Retail diesel prices continue to slide and catch up to earlier declines in futures and wholesale rates, as any impact from the European Union ban on imports of Russian products has yet to emerge.
The Department of Energy/Energy Information Administration average retail price declined 9.5 cents per gallon to $4.444 in the price posted by the EIA on Monday. Since Oct. 24, when the benchmark used for most fuel surcharges hit $5.341 a gallon, the most recent high-water mark, the DOE/EIA price is down just under 90 cents.
Following last week’s decline of 8.3 cents per gallon, the DOE/EIA price has declined 17.8 cents in just two weeks.
Prices at the pump are continuing to fall faster than recent declines in the futures price of ultra low sulfur diesel (ULSD) on the CME commodity exchange, as well as the wholesale prices that generally track futures prices closely. FUELS.USA, a data series in FreightWaves SONAR that measures the spread between retail and wholesale prices, came in Monday at $1.493 a gallon, down from $1.652 as recently as Feb. 4. Longer term, the FUELS.USA spread was $2.245 per gallon on Dec. 8, a level far more than the historic norm of $1 to $1.10 a gallon.
But that spread has seen wild swings in the last year following Russia’s invasion of Ukraine. The big fluctuations in futures and wholesale prices on a daily basis have been far too rapid for retailers to track. They are simply not set up or of a mindset to change prices as much as 5 cents to 10 cents per gallon — or more — multiple times per week.

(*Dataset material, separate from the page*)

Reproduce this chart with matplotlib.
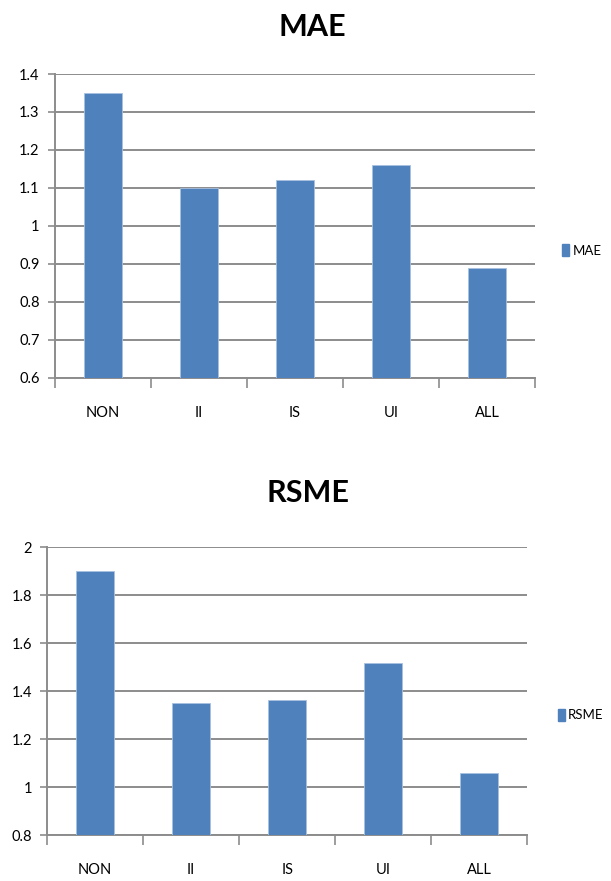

As diesel futures and wholesale prices have dropped from their recent highs, retail prices, given their more leisurely pace of declines and increases, have not kept up. ULSD on CME hit a recent high of $4.339 per gallon on Oct. 27. On Monday, it settled at $2.9057, though that is off a recent low of $2.7687 recorded a week ago on Feb. 6. Between the October high and the price a week ago, the decline is more than $1.57 a gallon.
However, the DOE/EIA price is down about 90 cents since its late October high of $5.341 per gallon.
With the one-year anniversary of Russia’s invasion of Ukraine approaching, the surge in prices and subsequent decline has not yet brought pump prices, as measured by the EIA, back to pre-war levels. The benchmark posted Feb. 28, 2022, just after the invasion — too soon for pump prices to react significantly — was $4.104 a gallon, about 30 cents less than the most recent price.
It has now been one week since the EU’s two-pronged approach toward Russian exports of products such as diesel went into effect. That includes a ban on imports of Russian products by any EU countries and a price cap on the rate that can be paid by the country’s customers of $100 per barrel to be enforced by the world’s marine insurers and shipping companies heavily based in the EU, particularly the insurance companies.
A change in market conditions often can make itself evident in physical market spreads, where barges or pipeline quantities of physical product are traded as a differential to the CME diesel price. But there are no signs yet from the physical market that diesel markets are tightening as a result of the new policies impacting Russian diesel, even as the country’s officials said last week they would be cutting their output 5%.
For example, the price of physical diesel traded in New York Harbor, according to DTN Energy, was 3 cents a gallon over the CME price on Feb. 2. On Monday, it came in at 75 basis points less than the CME price, a sign of a softening market and certainly not one being hit by a tightening world market as a result of the EU policies.
However, there has been an upward trend overall in oil. Brent, the world’s crude benchmark, has moved up from a level near $80 a barrel Feb. 3 to close Monday at about $86.60. But in post-close trading Monday, the market was hit with news that the Biden administration will look to sell further crude out of the U.S. Strategic Petroleum Reserve.
The administration has already sold about 180 million barrels of oil from the SPR in reaction to higher prices and lower Russia supplies. Those sales have stopped.
However, previously approved legislation that mandated sales from the SPR as a way to raise revenue from the federal government, passed before the Russian invasion, requires sales of an additional 26 million barrels, according to a report published post-close by Bloomberg. The sales will take place between April and June, Bloomberg said.
Following the release of that report, crude fell as much as 1%, Bloomberg said.